▶ **DATA IN THIS EXERCISE**
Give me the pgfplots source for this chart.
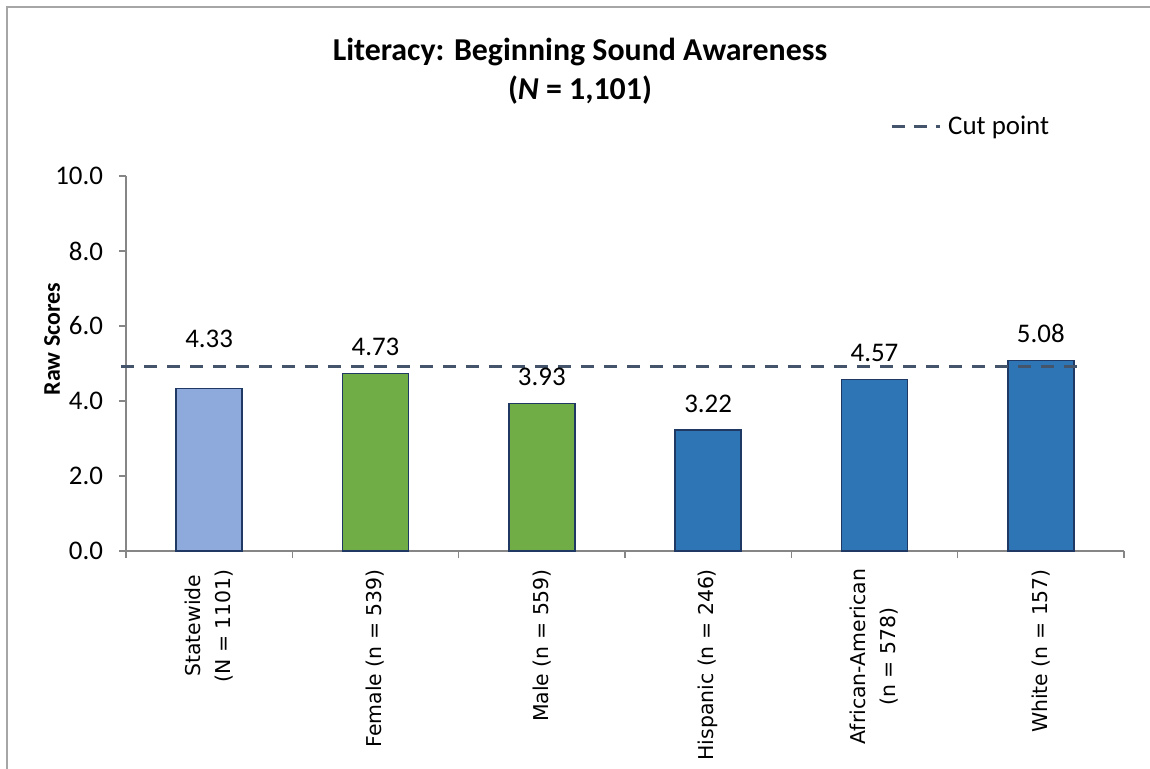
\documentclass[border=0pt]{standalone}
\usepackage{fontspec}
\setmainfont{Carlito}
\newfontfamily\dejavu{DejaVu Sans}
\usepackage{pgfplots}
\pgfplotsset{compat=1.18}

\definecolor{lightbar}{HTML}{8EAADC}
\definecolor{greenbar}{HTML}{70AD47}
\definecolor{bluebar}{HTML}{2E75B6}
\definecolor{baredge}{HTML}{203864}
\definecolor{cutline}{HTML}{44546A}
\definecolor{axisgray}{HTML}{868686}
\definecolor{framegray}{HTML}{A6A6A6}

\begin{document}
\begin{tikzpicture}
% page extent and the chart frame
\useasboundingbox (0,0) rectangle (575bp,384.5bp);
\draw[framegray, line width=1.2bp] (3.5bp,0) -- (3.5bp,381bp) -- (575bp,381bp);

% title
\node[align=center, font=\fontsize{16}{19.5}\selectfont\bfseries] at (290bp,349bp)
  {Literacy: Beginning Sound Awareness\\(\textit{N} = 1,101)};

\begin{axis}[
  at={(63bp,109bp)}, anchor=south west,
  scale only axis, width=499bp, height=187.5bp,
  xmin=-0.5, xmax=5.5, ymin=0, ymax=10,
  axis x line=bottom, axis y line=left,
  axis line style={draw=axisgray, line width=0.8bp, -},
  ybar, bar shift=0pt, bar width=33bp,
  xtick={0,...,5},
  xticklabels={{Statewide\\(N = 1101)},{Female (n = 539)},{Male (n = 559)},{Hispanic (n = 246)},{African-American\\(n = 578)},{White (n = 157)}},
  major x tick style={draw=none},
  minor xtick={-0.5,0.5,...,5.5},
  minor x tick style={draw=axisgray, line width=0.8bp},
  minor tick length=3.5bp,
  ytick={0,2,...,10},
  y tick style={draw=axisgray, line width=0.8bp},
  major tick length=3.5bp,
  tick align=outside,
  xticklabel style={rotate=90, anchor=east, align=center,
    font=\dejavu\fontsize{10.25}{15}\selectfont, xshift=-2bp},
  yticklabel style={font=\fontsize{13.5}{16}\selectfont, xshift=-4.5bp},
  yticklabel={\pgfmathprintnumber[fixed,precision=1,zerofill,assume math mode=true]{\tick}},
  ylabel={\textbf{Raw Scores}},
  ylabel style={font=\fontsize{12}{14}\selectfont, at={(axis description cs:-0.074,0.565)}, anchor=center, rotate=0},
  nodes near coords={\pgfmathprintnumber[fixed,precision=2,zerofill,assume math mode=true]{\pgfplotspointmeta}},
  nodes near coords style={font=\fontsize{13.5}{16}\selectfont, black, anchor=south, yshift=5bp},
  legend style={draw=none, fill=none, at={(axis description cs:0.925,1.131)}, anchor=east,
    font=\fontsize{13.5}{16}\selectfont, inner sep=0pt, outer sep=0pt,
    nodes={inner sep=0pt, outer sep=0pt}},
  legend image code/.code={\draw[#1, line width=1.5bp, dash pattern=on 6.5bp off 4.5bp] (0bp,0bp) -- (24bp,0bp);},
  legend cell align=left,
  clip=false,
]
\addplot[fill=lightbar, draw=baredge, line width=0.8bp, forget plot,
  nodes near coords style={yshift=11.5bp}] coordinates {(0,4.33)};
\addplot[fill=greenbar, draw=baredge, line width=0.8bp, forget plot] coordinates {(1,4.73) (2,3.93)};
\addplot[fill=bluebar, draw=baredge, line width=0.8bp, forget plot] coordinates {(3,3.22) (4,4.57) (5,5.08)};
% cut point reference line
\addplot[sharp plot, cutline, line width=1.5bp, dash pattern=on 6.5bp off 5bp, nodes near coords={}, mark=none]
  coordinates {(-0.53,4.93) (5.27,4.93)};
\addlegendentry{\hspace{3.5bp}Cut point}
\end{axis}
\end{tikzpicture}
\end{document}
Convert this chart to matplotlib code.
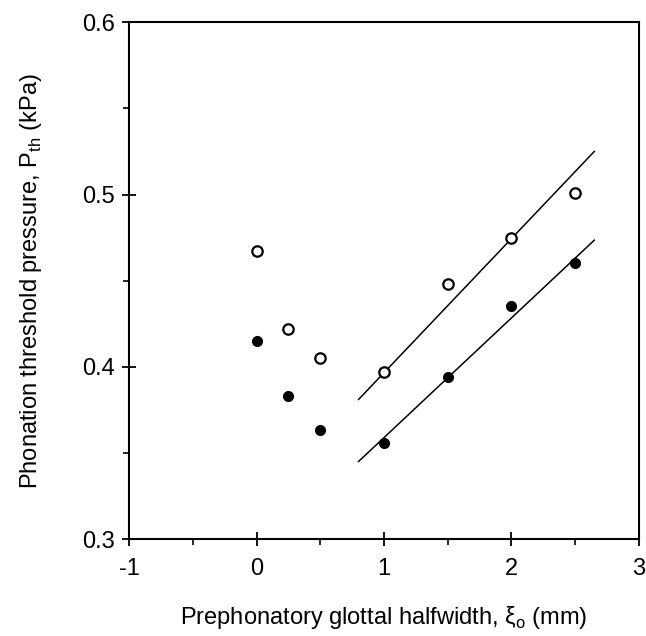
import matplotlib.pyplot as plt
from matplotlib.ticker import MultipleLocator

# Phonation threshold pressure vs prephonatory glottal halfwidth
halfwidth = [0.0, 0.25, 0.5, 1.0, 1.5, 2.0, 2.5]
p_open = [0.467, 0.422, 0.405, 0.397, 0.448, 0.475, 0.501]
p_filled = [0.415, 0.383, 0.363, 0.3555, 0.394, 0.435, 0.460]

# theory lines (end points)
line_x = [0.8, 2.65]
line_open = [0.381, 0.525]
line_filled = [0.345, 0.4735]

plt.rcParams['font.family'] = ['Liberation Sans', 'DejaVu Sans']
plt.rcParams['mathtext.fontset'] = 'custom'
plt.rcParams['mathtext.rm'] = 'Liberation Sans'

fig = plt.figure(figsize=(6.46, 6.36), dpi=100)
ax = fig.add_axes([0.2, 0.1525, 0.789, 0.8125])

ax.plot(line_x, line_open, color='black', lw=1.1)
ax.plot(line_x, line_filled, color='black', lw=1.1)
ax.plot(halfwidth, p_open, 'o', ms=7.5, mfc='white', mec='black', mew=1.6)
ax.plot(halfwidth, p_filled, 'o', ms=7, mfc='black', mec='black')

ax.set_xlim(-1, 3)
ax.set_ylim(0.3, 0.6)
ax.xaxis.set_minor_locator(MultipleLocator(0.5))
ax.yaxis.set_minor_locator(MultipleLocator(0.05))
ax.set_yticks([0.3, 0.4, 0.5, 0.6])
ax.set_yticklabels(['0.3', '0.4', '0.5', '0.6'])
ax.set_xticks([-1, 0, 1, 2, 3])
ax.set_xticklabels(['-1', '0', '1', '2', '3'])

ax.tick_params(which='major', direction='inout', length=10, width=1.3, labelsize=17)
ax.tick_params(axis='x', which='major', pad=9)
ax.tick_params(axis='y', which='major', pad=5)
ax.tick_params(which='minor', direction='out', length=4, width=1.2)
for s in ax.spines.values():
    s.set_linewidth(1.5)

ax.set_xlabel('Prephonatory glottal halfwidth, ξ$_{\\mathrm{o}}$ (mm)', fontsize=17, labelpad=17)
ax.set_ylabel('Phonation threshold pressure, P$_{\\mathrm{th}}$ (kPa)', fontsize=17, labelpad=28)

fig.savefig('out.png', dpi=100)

▶ **TASK GOAL**
In your copy of the listing above, reproduce each line exactly and omit all pictures.

▶ **ANSWER FOR THE TASK**
Give me the pgfplots source for this chart.
\documentclass[border=0pt]{standalone}
\usepackage{fontspec}
\setmainfont{Carlito}
\newfontfamily\dejavu{DejaVu Sans}
\usepackage{pgfplots}
\pgfplotsset{compat=1.18}

\definecolor{lightbar}{HTML}{8EAADC}
\definecolor{greenbar}{HTML}{70AD47}
\definecolor{bluebar}{HTML}{2E75B6}
\definecolor{baredge}{HTML}{203864}
\definecolor{cutline}{HTML}{44546A}
\definecolor{axisgray}{HTML}{868686}
\definecolor{framegray}{HTML}{A6A6A6}

\begin{document}
\begin{tikzpicture}
% page extent and the chart frame
\useasboundingbox (0,0) rectangle (575bp,384.5bp);
\draw[framegray, line width=1.2bp] (3.5bp,0) -- (3.5bp,381bp) -- (575bp,381bp);

% title
\node[align=center, font=\fontsize{16}{19.5}\selectfont\bfseries] at (290bp,349bp)
  {Literacy: Beginning Sound Awareness\\(\textit{N} = 1,101)};

\begin{axis}[
  at={(63bp,109bp)}, anchor=south west,
  scale only axis, width=499bp, height=187.5bp,
  xmin=-0.5, xmax=5.5, ymin=0, ymax=10,
  axis x line=bottom, axis y line=left,
  axis line style={draw=axisgray, line width=0.8bp, -},
  ybar, bar shift=0pt, bar width=33bp,
  xtick={0,...,5},
  xticklabels={{Statewide\\(N = 1101)},{Female (n = 539)},{Male (n = 559)},{Hispanic (n = 246)},{African-American\\(n = 578)},{White (n = 157)}},
  major x tick style={draw=none},
  minor xtick={-0.5,0.5,...,5.5},
  minor x tick style={draw=axisgray, line width=0.8bp},
  minor tick length=3.5bp,
  ytick={0,2,...,10},
  y tick style={draw=axisgray, line width=0.8bp},
  major tick length=3.5bp,
  tick align=outside,
  xticklabel style={rotate=90, anchor=east, align=center,
    font=\dejavu\fontsize{10.25}{15}\selectfont, xshift=-2bp},
  yticklabel style={font=\fontsize{13.5}{16}\selectfont, xshift=-4.5bp},
  yticklabel={\pgfmathprintnumber[fixed,precision=1,zerofill,assume math mode=true]{\tick}},
  ylabel={\textbf{Raw Scores}},
  ylabel style={font=\fontsize{12}{14}\selectfont, at={(axis description cs:-0.074,0.565)}, anchor=center, rotate=0},
  nodes near coords={\pgfmathprintnumber[fixed,precision=2,zerofill,assume math mode=true]{\pgfplotspointmeta}},
  nodes near coords style={font=\fontsize{13.5}{16}\selectfont, black, anchor=south, yshift=5bp},
  legend style={draw=none, fill=none, at={(axis description cs:0.925,1.131)}, anchor=east,
    font=\fontsize{13.5}{16}\selectfont, inner sep=0pt, outer sep=0pt,
    nodes={inner sep=0pt, outer sep=0pt}},
  legend image code/.code={\draw[#1, line width=1.5bp, dash pattern=on 6.5bp off 4.5bp] (0bp,0bp) -- (24bp,0bp);},
  legend cell align=left,
  clip=false,
]
\addplot[fill=lightbar, draw=baredge, line width=0.8bp, forget plot,
  nodes near coords style={yshift=11.5bp}] coordinates {(0,4.33)};
\addplot[fill=greenbar, draw=baredge, line width=0.8bp, forget plot] coordinates {(1,4.73) (2,3.93)};
\addplot[fill=bluebar, draw=baredge, line width=0.8bp, forget plot] coordinates {(3,3.22) (4,4.57) (5,5.08)};
% cut point reference line
\addplot[sharp plot, cutline, line width=1.5bp, dash pattern=on 6.5bp off 5bp, nodes near coords={}, mark=none]
  coordinates {(-0.53,4.93) (5.27,4.93)};
\addlegendentry{\hspace{3.5bp}Cut point}
\end{axis}
\end{tikzpicture}
\end{document}
Convert this chart to matplotlib code.
import matplotlib.pyplot as plt
from matplotlib.ticker import MultipleLocator

# Phonation threshold pressure vs prephonatory glottal halfwidth
halfwidth = [0.0, 0.25, 0.5, 1.0, 1.5, 2.0, 2.5]
p_open = [0.467, 0.422, 0.405, 0.397, 0.448, 0.475, 0.501]
p_filled = [0.415, 0.383, 0.363, 0.3555, 0.394, 0.435, 0.460]

# theory lines (end points)
line_x = [0.8, 2.65]
line_open = [0.381, 0.525]
line_filled = [0.345, 0.4735]

plt.rcParams['font.family'] = ['Liberation Sans', 'DejaVu Sans']
plt.rcParams['mathtext.fontset'] = 'custom'
plt.rcParams['mathtext.rm'] = 'Liberation Sans'

fig = plt.figure(figsize=(6.46, 6.36), dpi=100)
ax = fig.add_axes([0.2, 0.1525, 0.789, 0.8125])

ax.plot(line_x, line_open, color='black', lw=1.1)
ax.plot(line_x, line_filled, color='black', lw=1.1)
ax.plot(halfwidth, p_open, 'o', ms=7.5, mfc='white', mec='black', mew=1.6)
ax.plot(halfwidth, p_filled, 'o', ms=7, mfc='black', mec='black')

ax.set_xlim(-1, 3)
ax.set_ylim(0.3, 0.6)
ax.xaxis.set_minor_locator(MultipleLocator(0.5))
ax.yaxis.set_minor_locator(MultipleLocator(0.05))
ax.set_yticks([0.3, 0.4, 0.5, 0.6])
ax.set_yticklabels(['0.3', '0.4', '0.5', '0.6'])
ax.set_xticks([-1, 0, 1, 2, 3])
ax.set_xticklabels(['-1', '0', '1', '2', '3'])

ax.tick_params(which='major', direction='inout', length=10, width=1.3, labelsize=17)
ax.tick_params(axis='x', which='major', pad=9)
ax.tick_params(axis='y', which='major', pad=5)
ax.tick_params(which='minor', direction='out', length=4, width=1.2)
for s in ax.spines.values():
    s.set_linewidth(1.5)

ax.set_xlabel('Prephonatory glottal halfwidth, ξ$_{\\mathrm{o}}$ (mm)', fontsize=17, labelpad=17)
ax.set_ylabel('Phonation threshold pressure, P$_{\\mathrm{th}}$ (kPa)', fontsize=17, labelpad=28)

fig.savefig('out.png', dpi=100)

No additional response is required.